-------- Data provided
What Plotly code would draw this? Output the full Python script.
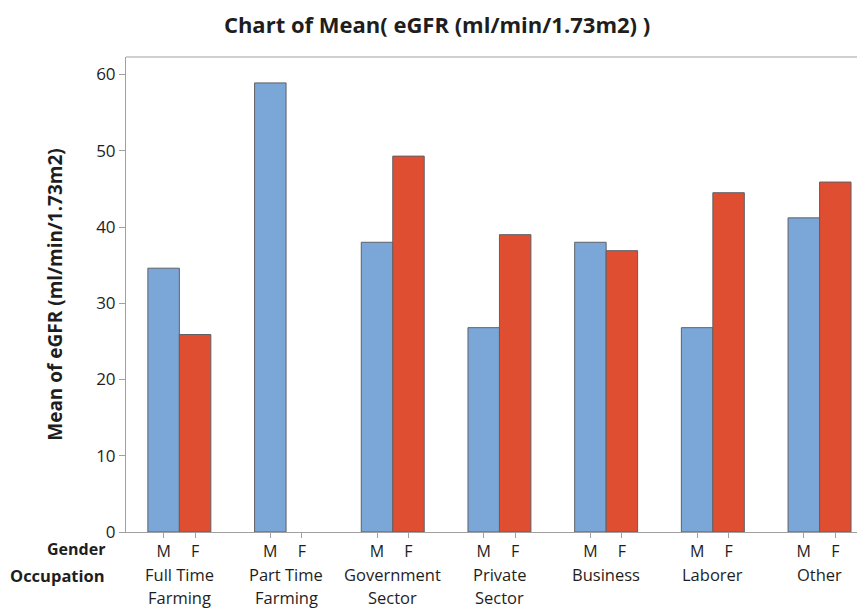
import plotly.graph_objects as go

occupation_line1 = ["Full Time", "Part Time", "Government", "Private", "Business", "Laborer", "Other"]
occupation_line2 = ["Farming", "Farming", "Sector", "Sector", "", "", ""]
genders = ["M", "F"]
mean_m = [34.6, 58.9, 38.0, 26.8, 38.0, 26.8, 41.2]
mean_f = [25.9, None, 49.3, 39.0, 36.9, 44.5, 45.9]
y_ticks = [0, 10, 20, 30, 40, 50, 60]

blue = "#7BA6D8"
red = "#E04E31"
edge = "#5F6066"
txt = "#1e1e1e"
font = "Open Sans, Noto Sans, sans-serif"

bw = 0.295
idx = list(range(len(occupation_line1)))

fig = go.Figure()
fig.add_trace(go.Bar(x=[i - bw / 2 for i in idx], y=mean_m, width=bw, name="M",
                     marker=dict(color=blue, line=dict(color=edge, width=1))))
fig.add_trace(go.Bar(x=[i + bw / 2 for i in idx], y=mean_f, width=bw, name="F",
                     marker=dict(color=red, line=dict(color=edge, width=1))))

tickvals = []
ticktext = []
for i in idx:
    tickvals += [i - bw / 2, i + bw / 2]
    ticktext += genders

annotations = []
for i in idx:
    annotations.append(dict(x=i, y=-0.0895, xref="x", yref="paper", text=occupation_line1[i],
                            showarrow=False, yanchor="middle", xanchor="center",
                            font=dict(size=16.5, color=txt, family=font)))
    if occupation_line2[i]:
        annotations.append(dict(x=i, y=-0.1375, xref="x", yref="paper", text=occupation_line2[i],
                                showarrow=False, yanchor="middle", xanchor="center",
                                font=dict(size=16.5, color=txt, family=font)))
annotations.append(dict(x=-0.026, y=-0.036, xref="x domain", yref="paper", text="<b>Gender</b>",
                        showarrow=False, xanchor="right", yanchor="middle",
                        font=dict(size=16, color=txt, family=font)))
annotations.append(dict(x=-0.026, y=-0.0916, xref="x domain", yref="paper",
                        text="<b>Occupation</b>", showarrow=False, xanchor="right",
                        yanchor="middle", font=dict(size=16.5, color=txt, family=font)))

fig.update_layout(
    width=865, height=608,
    margin=dict(l=118, r=8, t=49, b=84, autoexpand=False),
    paper_bgcolor="white", plot_bgcolor="white",
    showlegend=False,
    title=dict(text="<b>Chart of Mean( eGFR (ml/min/1.73m2) )</b>", x=0.496, xref="container",
               xanchor="center", y=0.972, yref="container", yanchor="middle",
               font=dict(size=22, color=txt, family=font)),
    xaxis=dict(range=[-0.5, 6.426], tickvals=tickvals, ticktext=ticktext,
               ticks="outside", ticklen=5, tickcolor="#a0a0a0", showgrid=False,
               zeroline=False, showline=True, linecolor="#a0a0a0", linewidth=1,
               tickfont=dict(size=16, color=txt, family=font), automargin=False),
    yaxis=dict(range=[0, 62.3], tickvals=y_ticks, ticks="outside", ticklen=6,
               tickcolor="#a0a0a0", showgrid=False, zeroline=False, showline=True,
               linecolor="#a0a0a0", linewidth=1, automargin=False,
               tickfont=dict(size=17, color=txt, family=font),
               title=dict(text="<b>Mean of eGFR (ml/min/1.73m2)</b>", standoff=28,
                          font=dict(size=19, color=txt, family=font))),
    annotations=annotations,
    shapes=[dict(type="line", xref="paper", yref="paper", x0=0, x1=1, y0=1, y1=1,
                 line=dict(color="#a0a0a0", width=1))],
)

fig.write_html("out.html")
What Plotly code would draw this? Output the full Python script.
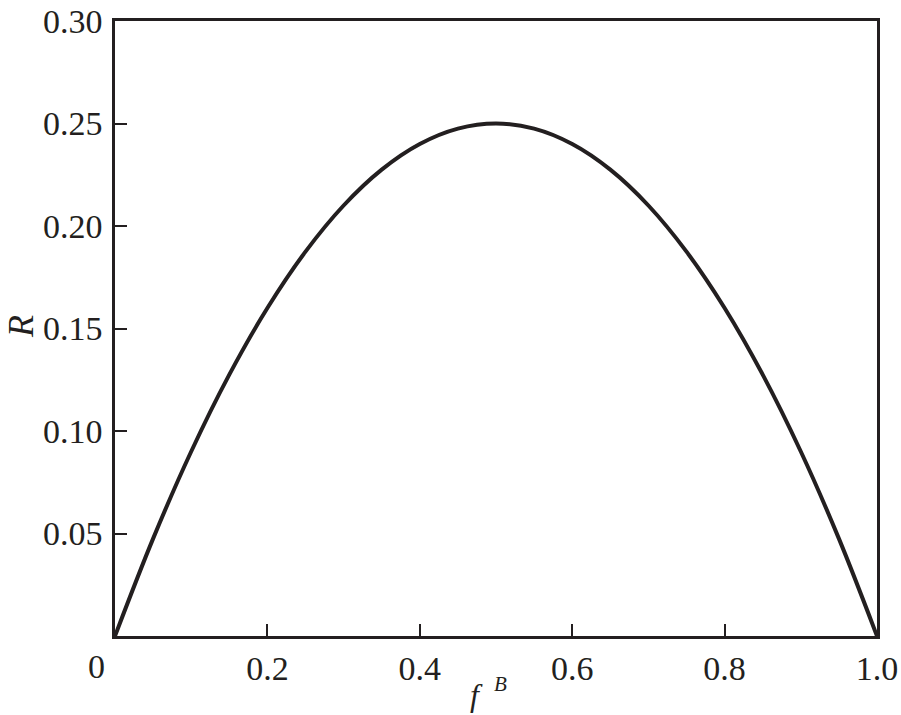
import plotly.graph_objects as go

# values
f_B = [0.00, 0.05, 0.10, 0.15, 0.20, 0.25, 0.30, 0.35, 0.40, 0.45, 0.50,
       0.55, 0.60, 0.65, 0.70, 0.75, 0.80, 0.85, 0.90, 0.95, 1.00]
R = [0.000, 0.0475, 0.090, 0.1275, 0.160, 0.1875, 0.210, 0.2275, 0.240, 0.2475, 0.250,
     0.2475, 0.240, 0.2275, 0.210, 0.1875, 0.160, 0.1275, 0.090, 0.0475, 0.000]

x_tickvals = [0.2, 0.4, 0.6, 0.8, 1.0]
x_ticktext = ["0.2", "0.4", "0.6", "0.8", "1.0"]
y_tickvals = [0.05, 0.10, 0.15, 0.20, 0.25, 0.30]
y_ticktext = ["0.05", "0.10", "0.15", "0.20", "0.25", "0.30"]

FONT = "Liberation Serif"
INK = "#231f20"

fig = go.Figure()
fig.add_trace(go.Scatter(x=f_B, y=R, mode="lines",
                         line=dict(color=INK, width=4, shape="spline", smoothing=1.0),
                         showlegend=False, hoverinfo="skip"))

fig.update_layout(
    width=901, height=715,
    margin=dict(l=115, r=24, t=21, b=79, autoexpand=False),
    paper_bgcolor="white", plot_bgcolor="white",
    font=dict(family=FONT, size=34, color=INK),
    xaxis=dict(range=[0, 1.0], tickvals=x_tickvals, ticktext=x_ticktext,
               ticks="inside", ticklen=12, tickwidth=2, tickcolor=INK,
               showline=True, linewidth=2.5, linecolor=INK, mirror=True,
               showgrid=False, zeroline=False, automargin=False,
               tickfont=dict(family=FONT, size=34, color=INK)),
    yaxis=dict(range=[0, 0.30], tickvals=y_tickvals, ticktext=y_ticktext,
               ticks="inside", ticklen=12, tickwidth=2, tickcolor=INK,
               showline=True, linewidth=2.5, linecolor=INK, mirror=True,
               showgrid=False, zeroline=False, automargin=False,
               ticklabelstandoff=3,
               tickfont=dict(family=FONT, size=34, color=INK)),
)

# "0" label at the origin, set a little left of the axis as in the reference
fig.add_annotation(x=0, y=0, xref="x", yref="y", text="0", showarrow=False,
                   xanchor="center", yanchor="top", xshift=-19, yshift=-10,
                   font=dict(family=FONT, size=34, color=INK))
# x title  f^B
fig.add_annotation(x=0, y=0, xref="paper", yref="paper", text="<i>f</i>",
                   showarrow=False, xanchor="center", yanchor="middle",
                   xshift=361, yshift=-59,
                   font=dict(family=FONT, size=32, color=INK))
fig.add_annotation(x=0, y=0, xref="paper", yref="paper", text="<i>B</i>",
                   showarrow=False, xanchor="center", yanchor="middle",
                   xshift=385, yshift=-48,
                   font=dict(family=FONT, size=21, color=INK))
# y title  R
fig.add_annotation(x=0, y=0, xref="paper", yref="paper", text="<i>R</i>",
                   showarrow=False, xanchor="center", yanchor="middle", textangle=-90,
                   xshift=-94, yshift=309, borderpad=0,
                   font=dict(family=FONT, size=36, color=INK))

fig.write_html("out.html", config={"displayModeBar": False},
               post_script="document.body.style.margin='0';document.body.style.padding='0';")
----------------
◆ Exercise brief
Print each record exactly as it stands, leaving the images out.

◆ Completed task
What Plotly code would draw this? Output the full Python script.
import plotly.graph_objects as go

occupation_line1 = ["Full Time", "Part Time", "Government", "Private", "Business", "Laborer", "Other"]
occupation_line2 = ["Farming", "Farming", "Sector", "Sector", "", "", ""]
genders = ["M", "F"]
mean_m = [34.6, 58.9, 38.0, 26.8, 38.0, 26.8, 41.2]
mean_f = [25.9, None, 49.3, 39.0, 36.9, 44.5, 45.9]
y_ticks = [0, 10, 20, 30, 40, 50, 60]

blue = "#7BA6D8"
red = "#E04E31"
edge = "#5F6066"
txt = "#1e1e1e"
font = "Open Sans, Noto Sans, sans-serif"

bw = 0.295
idx = list(range(len(occupation_line1)))

fig = go.Figure()
fig.add_trace(go.Bar(x=[i - bw / 2 for i in idx], y=mean_m, width=bw, name="M",
                     marker=dict(color=blue, line=dict(color=edge, width=1))))
fig.add_trace(go.Bar(x=[i + bw / 2 for i in idx], y=mean_f, width=bw, name="F",
                     marker=dict(color=red, line=dict(color=edge, width=1))))

tickvals = []
ticktext = []
for i in idx:
    tickvals += [i - bw / 2, i + bw / 2]
    ticktext += genders

annotations = []
for i in idx:
    annotations.append(dict(x=i, y=-0.0895, xref="x", yref="paper", text=occupation_line1[i],
                            showarrow=False, yanchor="middle", xanchor="center",
                            font=dict(size=16.5, color=txt, family=font)))
    if occupation_line2[i]:
        annotations.append(dict(x=i, y=-0.1375, xref="x", yref="paper", text=occupation_line2[i],
                                showarrow=False, yanchor="middle", xanchor="center",
                                font=dict(size=16.5, color=txt, family=font)))
annotations.append(dict(x=-0.026, y=-0.036, xref="x domain", yref="paper", text="<b>Gender</b>",
                        showarrow=False, xanchor="right", yanchor="middle",
                        font=dict(size=16, color=txt, family=font)))
annotations.append(dict(x=-0.026, y=-0.0916, xref="x domain", yref="paper",
                        text="<b>Occupation</b>", showarrow=False, xanchor="right",
                        yanchor="middle", font=dict(size=16.5, color=txt, family=font)))

fig.update_layout(
    width=865, height=608,
    margin=dict(l=118, r=8, t=49, b=84, autoexpand=False),
    paper_bgcolor="white", plot_bgcolor="white",
    showlegend=False,
    title=dict(text="<b>Chart of Mean( eGFR (ml/min/1.73m2) )</b>", x=0.496, xref="container",
               xanchor="center", y=0.972, yref="container", yanchor="middle",
               font=dict(size=22, color=txt, family=font)),
    xaxis=dict(range=[-0.5, 6.426], tickvals=tickvals, ticktext=ticktext,
               ticks="outside", ticklen=5, tickcolor="#a0a0a0", showgrid=False,
               zeroline=False, showline=True, linecolor="#a0a0a0", linewidth=1,
               tickfont=dict(size=16, color=txt, family=font), automargin=False),
    yaxis=dict(range=[0, 62.3], tickvals=y_ticks, ticks="outside", ticklen=6,
               tickcolor="#a0a0a0", showgrid=False, zeroline=False, showline=True,
               linecolor="#a0a0a0", linewidth=1, automargin=False,
               tickfont=dict(size=17, color=txt, family=font),
               title=dict(text="<b>Mean of eGFR (ml/min/1.73m2)</b>", standoff=28,
                          font=dict(size=19, color=txt, family=font))),
    annotations=annotations,
    shapes=[dict(type="line", xref="paper", yref="paper", x0=0, x1=1, y0=1, y1=1,
                 line=dict(color="#a0a0a0", width=1))],
)

fig.write_html("out.html")
What Plotly code would draw this? Output the full Python script.
import plotly.graph_objects as go

# values
f_B = [0.00, 0.05, 0.10, 0.15, 0.20, 0.25, 0.30, 0.35, 0.40, 0.45, 0.50,
       0.55, 0.60, 0.65, 0.70, 0.75, 0.80, 0.85, 0.90, 0.95, 1.00]
R = [0.000, 0.0475, 0.090, 0.1275, 0.160, 0.1875, 0.210, 0.2275, 0.240, 0.2475, 0.250,
     0.2475, 0.240, 0.2275, 0.210, 0.1875, 0.160, 0.1275, 0.090, 0.0475, 0.000]

x_tickvals = [0.2, 0.4, 0.6, 0.8, 1.0]
x_ticktext = ["0.2", "0.4", "0.6", "0.8", "1.0"]
y_tickvals = [0.05, 0.10, 0.15, 0.20, 0.25, 0.30]
y_ticktext = ["0.05", "0.10", "0.15", "0.20", "0.25", "0.30"]

FONT = "Liberation Serif"
INK = "#231f20"

fig = go.Figure()
fig.add_trace(go.Scatter(x=f_B, y=R, mode="lines",
                         line=dict(color=INK, width=4, shape="spline", smoothing=1.0),
                         showlegend=False, hoverinfo="skip"))

fig.update_layout(
    width=901, height=715,
    margin=dict(l=115, r=24, t=21, b=79, autoexpand=False),
    paper_bgcolor="white", plot_bgcolor="white",
    font=dict(family=FONT, size=34, color=INK),
    xaxis=dict(range=[0, 1.0], tickvals=x_tickvals, ticktext=x_ticktext,
               ticks="inside", ticklen=12, tickwidth=2, tickcolor=INK,
               showline=True, linewidth=2.5, linecolor=INK, mirror=True,
               showgrid=False, zeroline=False, automargin=False,
               tickfont=dict(family=FONT, size=34, color=INK)),
    yaxis=dict(range=[0, 0.30], tickvals=y_tickvals, ticktext=y_ticktext,
               ticks="inside", ticklen=12, tickwidth=2, tickcolor=INK,
               showline=True, linewidth=2.5, linecolor=INK, mirror=True,
               showgrid=False, zeroline=False, automargin=False,
               ticklabelstandoff=3,
               tickfont=dict(family=FONT, size=34, color=INK)),
)

# "0" label at the origin, set a little left of the axis as in the reference
fig.add_annotation(x=0, y=0, xref="x", yref="y", text="0", showarrow=False,
                   xanchor="center", yanchor="top", xshift=-19, yshift=-10,
                   font=dict(family=FONT, size=34, color=INK))
# x title  f^B
fig.add_annotation(x=0, y=0, xref="paper", yref="paper", text="<i>f</i>",
                   showarrow=False, xanchor="center", yanchor="middle",
                   xshift=361, yshift=-59,
                   font=dict(family=FONT, size=32, color=INK))
fig.add_annotation(x=0, y=0, xref="paper", yref="paper", text="<i>B</i>",
                   showarrow=False, xanchor="center", yanchor="middle",
                   xshift=385, yshift=-48,
                   font=dict(family=FONT, size=21, color=INK))
# y title  R
fig.add_annotation(x=0, y=0, xref="paper", yref="paper", text="<i>R</i>",
                   showarrow=False, xanchor="center", yanchor="middle", textangle=-90,
                   xshift=-94, yshift=309, borderpad=0,
                   font=dict(family=FONT, size=36, color=INK))

fig.write_html("out.html", config={"displayModeBar": False},
               post_script="document.body.style.margin='0';document.body.style.padding='0';")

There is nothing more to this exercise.